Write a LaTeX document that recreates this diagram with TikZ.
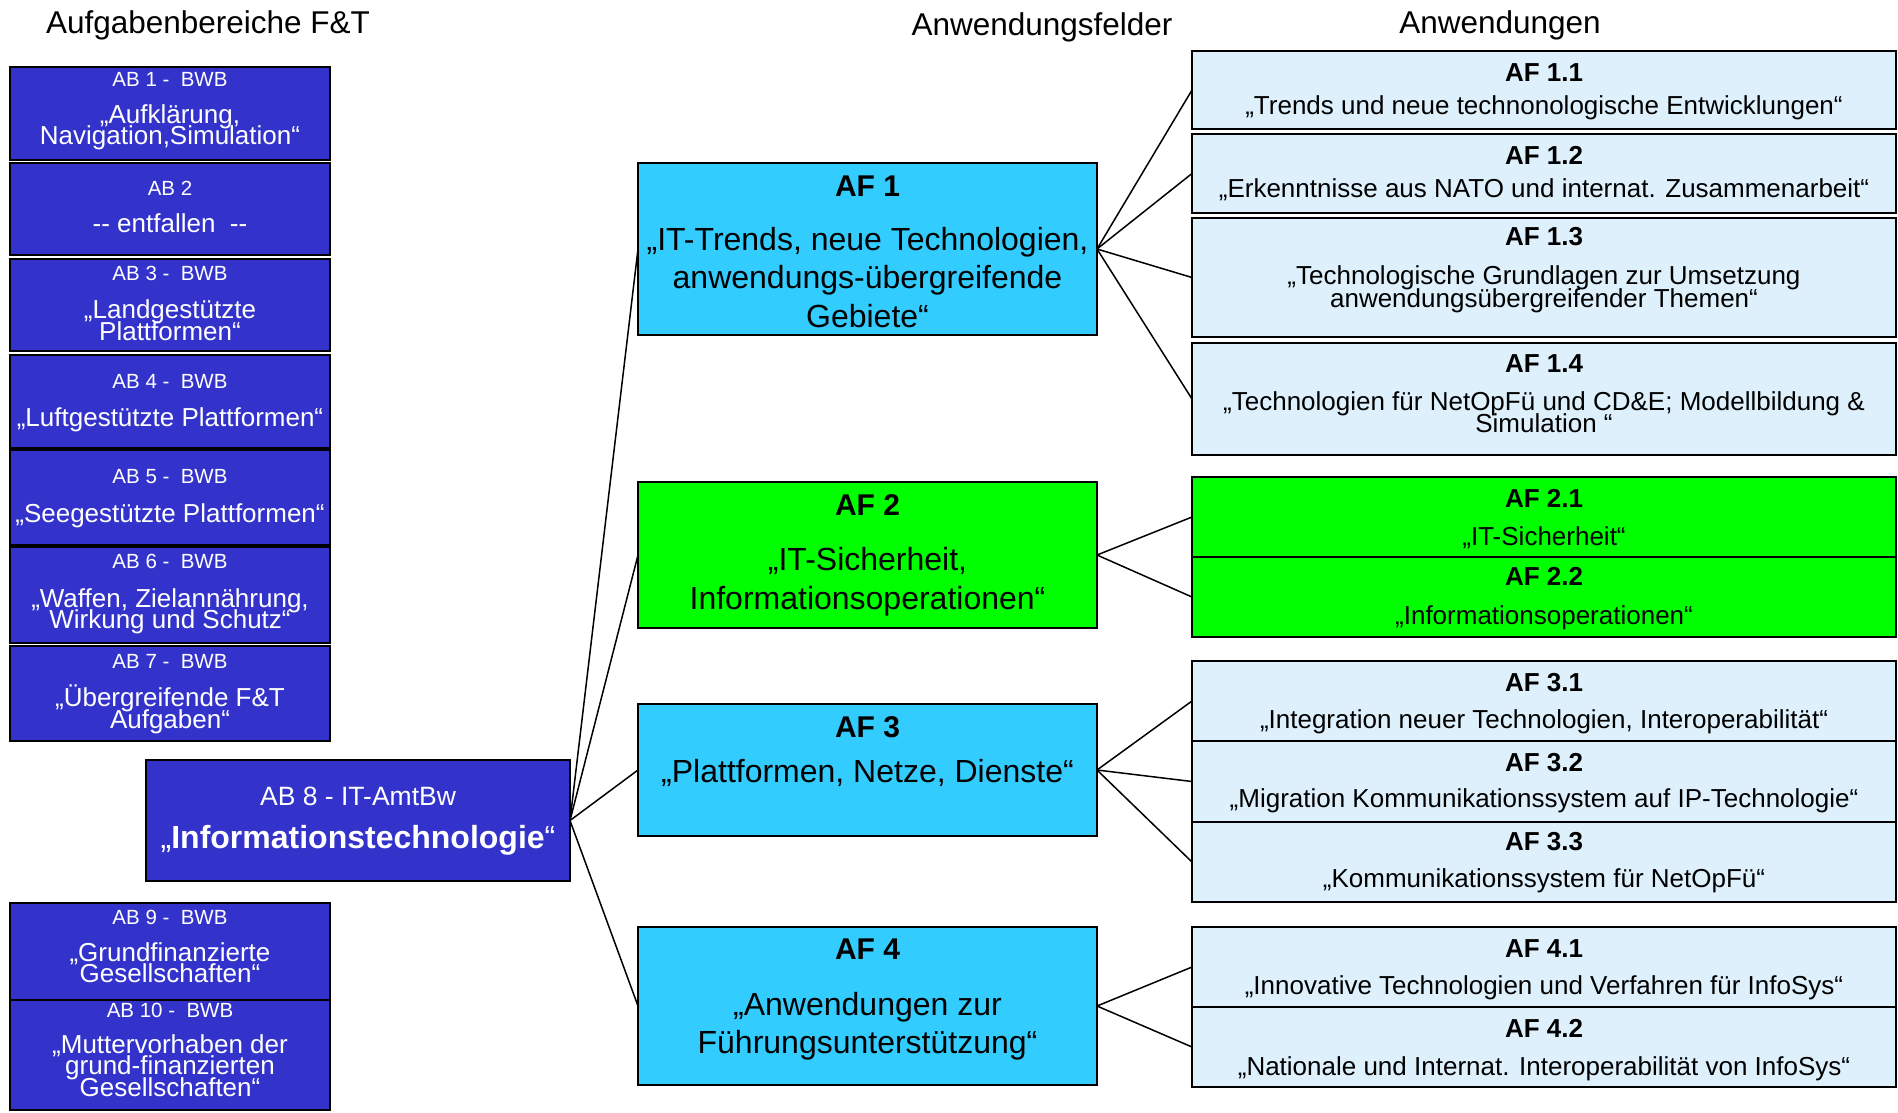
\documentclass[tikz,border=0pt]{standalone}
\usepackage{fontspec}
\setmainfont{Liberation Sans}
\definecolor{abblue}{RGB}{51,51,204}
\definecolor{afcyan}{RGB}{51,204,255}
\definecolor{afgreen}{RGB}{0,255,0}
\definecolor{sublight}{RGB}{221,240,252}
\tikzset{
  boxbase/.style={draw=black, line width=2, inner sep=0, outer sep=0},
  abbox/.style={boxbase, fill=abblue, minimum width=320},
  afbox/.style={boxbase, fill=afcyan, minimum width=459},
  afgbox/.style={boxbase, fill=afgreen, minimum width=459},
  subbox/.style={boxbase, fill=sublight, minimum width=704},
  subgbox/.style={boxbase, fill=afgreen, minimum width=704},
  txt/.style={anchor=base, inner sep=0, outer sep=0},
  ttl/.style={txt, font=\fontsize{31.5}{32}\selectfont},
  abh/.style={txt, text=white, font=\fontsize{20.5}{21}\selectfont},
  abt/.style={txt, text=white, font=\fontsize{26}{26}\selectfont},
  abeh/.style={txt, text=white, font=\fontsize{26.5}{27}\selectfont},
  abeb/.style={txt, text=white, font=\fontsize{32}{32}\selectfont},
  afh/.style={txt, font=\fontsize{30}{30}\bfseries\selectfont},
  aft/.style={txt, font=\fontsize{32}{32}\selectfont},
  subh/.style={txt, font=\fontsize{26}{26}\bfseries\selectfont},
  subt/.style={txt, font=\fontsize{26}{26}\selectfont},
  conn/.style={line width=1.5, black}
}
\begin{document}
\begin{tikzpicture}[x=1pt,y=-1pt]
\useasboundingbox (0,0) rectangle (1898,1112);

% titles
\node[ttl] (t1) at (208,33) {Aufgabenbereiche F\&T};
\node[ttl] (t2) at (1042,35) {Anwendungsfelder};
\node[ttl] (t3) at (1500,33) {Anwendungen};

% AB boxes
\node[abbox, minimum height=93] (ab1) at (170,113.5) {};
\node[abbox, minimum height=92] (ab2) at (170,209) {};
\node[abbox, minimum height=92] (ab3) at (170,305) {};
\node[abbox, minimum height=93] (ab4) at (170,401.5) {};
\node[abbox, minimum height=95] (ab5) at (170,497.5) {};
\node[abbox, minimum height=96] (ab6) at (170,595) {};
\node[abbox, minimum height=95] (ab7) at (170,693.5) {};
\node[boxbase, fill=abblue, minimum width=424, minimum height=121] (ab8) at (358,820.5) {};
\node[abbox, minimum height=97] (ab9) at (170,951.5) {};
\node[abbox, minimum height=110] (ab10) at (170,1055) {};

\node[abh] (ab1h) at (170,86) {AB 1 -\ \ BWB};
\node[abt] (ab1a) at (170,123) {„Aufklärung,};
\node[abt] (ab1b) at (170,144) {Navigation,Simulation“};
\node[abh] (ab2h) at (170,195) {AB 2};
\node[abt] (ab2a) at (170,232) {-{}- entfallen\ \ -{}-};
\node[abh] (ab3h) at (170,280) {AB 3 -\ \ BWB};
\node[abt] (ab3a) at (170,318) {„Landgestützte};
\node[abt] (ab3b) at (170,340) {Plattformen“};
\node[abh] (ab4h) at (170,388) {AB 4 -\ \ BWB};
\node[abt] (ab4a) at (170,426) {„Luftgestützte Plattformen“};
\node[abh] (ab5h) at (170,483) {AB 5 -\ \ BWB};
\node[abt] (ab5a) at (170,522) {„Seegestützte Plattformen“};
\node[abh] (ab6h) at (170,568) {AB 6 -\ \ BWB};
\node[abt] (ab6a) at (170,607) {„Waffen, Zielannährung,};
\node[abt] (ab6b) at (170,628) {Wirkung und Schutz“};
\node[abh] (ab7h) at (170,668) {AB 7 -\ \ BWB};
\node[abt] (ab7a) at (170,706) {„Übergreifende F\&T};
\node[abt] (ab7b) at (170,728) {Aufgaben“};
\node[abeh] (ab8h) at (358,805) {AB 8 - IT-AmtBw};
\node[abeb] (ab8a) at (358,848) {„\textbf{Informationstechnologie}“};
\node[abh] (ab9h) at (170,924) {AB 9 -\ \ BWB};
\node[abt] (ab9a) at (170,961) {„Grundfinanzierte};
\node[abt] (ab9b) at (170,982) {Gesellschaften“};
\node[abh] (ab10h) at (170,1017) {AB 10 -\ \ BWB};
\node[abt] (ab10a) at (170,1053) {„Muttervorhaben der};
\node[abt] (ab10b) at (170,1074) {grund-finanzierten};
\node[abt] (ab10c) at (170,1096) {Gesellschaften“};

% AF boxes
\node[afbox, minimum height=172] (af1) at (867.5,249) {};
\node[afgbox, minimum height=146] (af2) at (867.5,555) {};
\node[afbox, minimum height=132] (af3) at (867.5,770) {};
\node[afbox, minimum height=158] (af4) at (867.5,1006) {};

\node[afh] (af1h) at (867.5,196) {AF 1};
\node[aft] (af1a) at (867.5,250) {„IT-Trends, neue Technologien,};
\node[aft] (af1b) at (867.5,288) {anwendungs-übergreifende};
\node[aft] (af1c) at (867.5,327) {Gebiete“};
\node[afh] (af2h) at (867.5,515) {AF 2};
\node[aft] (af2a) at (867.5,570) {„IT-Sicherheit,};
\node[aft] (af2b) at (867.5,609) {Informationsoperationen“};
\node[afh] (af3h) at (867.5,737) {AF 3};
\node[aft] (af3a) at (867.5,782) {„Plattformen, Netze, Dienste“};
\node[afh] (af4h) at (867.5,959) {AF 4};
\node[aft] (af4a) at (867.5,1015) {„Anwendungen zur};
\node[aft] (af4b) at (867.5,1053) {Führungsunterstützung“};

% sub boxes
\node[subbox, minimum height=78] (af11) at (1544,90) {};
\node[subbox, minimum height=79] (af12) at (1544,173.5) {};
\node[subbox, minimum height=119] (af13) at (1544,277.5) {};
\node[subbox, minimum height=112] (af14) at (1544,399) {};
\node[subgbox, minimum height=80] (af21) at (1544,517) {};
\node[subgbox, minimum height=80] (af22) at (1544,597) {};
\node[subbox, minimum height=80] (af31) at (1544,701) {};
\node[subbox, minimum height=81] (af32) at (1544,781.5) {};
\node[subbox, minimum height=80] (af33) at (1544,862) {};
\node[subbox, minimum height=80] (af41) at (1544,967) {};
\node[subbox, minimum height=80] (af42) at (1544,1047) {};

\node[subh] (af11h) at (1544,81) {AF 1.1};
\node[subt] (af11a) at (1544,114) {„Trends und neue technonologische Entwicklungen“};
\node[subh] (af12h) at (1544,164) {AF 1.2};
\node[subt] (af12a) at (1544,197) {„Erkenntnisse aus NATO und internat. Zusammenarbeit“};
\node[subh] (af13h) at (1544,245) {AF 1.3};
\node[subt] (af13a) at (1544,284) {„Technologische Grundlagen zur Umsetzung};
\node[subt] (af13b) at (1544,307) {anwendungsübergreifender Themen“};
\node[subh] (af14h) at (1544,372) {AF 1.4};
\node[subt] (af14a) at (1544,410) {„Technologien für NetOpFü und CD\&E; Modellbildung \&};
\node[subt] (af14b) at (1544,432) {Simulation “};
\node[subh] (af21h) at (1544,507) {AF 2.1};
\node[subt] (af21a) at (1544,545) {„IT-Sicherheit“};
\node[subh] (af22h) at (1544,585) {AF 2.2};
\node[subt] (af22a) at (1544,624) {„Informationsoperationen“};
\node[subh] (af31h) at (1544,691) {AF 3.1};
\node[subt] (af31a) at (1544,728) {„Integration neuer Technologien, Interoperabilität“};
\node[subh] (af32h) at (1544,771) {AF 3.2};
\node[subt] (af32a) at (1544,807) {„Migration Kommunikationssystem auf IP-Technologie“};
\node[subh] (af33h) at (1544,850) {AF 3.3};
\node[subt] (af33a) at (1544,887) {„Kommunikationssystem für NetOpFü“};
\node[subh] (af41h) at (1544,957) {AF 4.1};
\node[subt] (af41a) at (1544,994) {„Innovative Technologien und Verfahren für InfoSys“};
\node[subh] (af42h) at (1544,1037) {AF 4.2};
\node[subt] (af42a) at (1544,1075) {„Nationale und Internat. Interoperabilität von InfoSys“};

% connectors
\foreach \t in {af1,af2,af3,af4} \draw[conn] (ab8.east) -- (\t.west);
\foreach \t in {af11,af12,af13,af14} \draw[conn] (af1.east) -- (\t.west);
\foreach \t in {af21,af22} \draw[conn] (af2.east) -- (\t.west);
\foreach \t in {af31,af32,af33} \draw[conn] (af3.east) -- (\t.west);
\foreach \t in {af41,af42} \draw[conn] (af4.east) -- (\t.west);
\end{tikzpicture}
\end{document}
========
WRITTEN PROBLEM => Give back exactly the lines from the first line of the data through the line with "(t3) at (1500,33)", pictures excluded.

WRITTEN REPLY =>
Write a LaTeX document that recreates this diagram with TikZ.
\documentclass[tikz,border=0pt]{standalone}
\usepackage{fontspec}
\setmainfont{Liberation Sans}
\definecolor{abblue}{RGB}{51,51,204}
\definecolor{afcyan}{RGB}{51,204,255}
\definecolor{afgreen}{RGB}{0,255,0}
\definecolor{sublight}{RGB}{221,240,252}
\tikzset{
  boxbase/.style={draw=black, line width=2, inner sep=0, outer sep=0},
  abbox/.style={boxbase, fill=abblue, minimum width=320},
  afbox/.style={boxbase, fill=afcyan, minimum width=459},
  afgbox/.style={boxbase, fill=afgreen, minimum width=459},
  subbox/.style={boxbase, fill=sublight, minimum width=704},
  subgbox/.style={boxbase, fill=afgreen, minimum width=704},
  txt/.style={anchor=base, inner sep=0, outer sep=0},
  ttl/.style={txt, font=\fontsize{31.5}{32}\selectfont},
  abh/.style={txt, text=white, font=\fontsize{20.5}{21}\selectfont},
  abt/.style={txt, text=white, font=\fontsize{26}{26}\selectfont},
  abeh/.style={txt, text=white, font=\fontsize{26.5}{27}\selectfont},
  abeb/.style={txt, text=white, font=\fontsize{32}{32}\selectfont},
  afh/.style={txt, font=\fontsize{30}{30}\bfseries\selectfont},
  aft/.style={txt, font=\fontsize{32}{32}\selectfont},
  subh/.style={txt, font=\fontsize{26}{26}\bfseries\selectfont},
  subt/.style={txt, font=\fontsize{26}{26}\selectfont},
  conn/.style={line width=1.5, black}
}
\begin{document}
\begin{tikzpicture}[x=1pt,y=-1pt]
\useasboundingbox (0,0) rectangle (1898,1112);

% titles
\node[ttl] (t1) at (208,33) {Aufgabenbereiche F\&T};
\node[ttl] (t2) at (1042,35) {Anwendungsfelder};
\node[ttl] (t3) at (1500,33) {Anwendungen};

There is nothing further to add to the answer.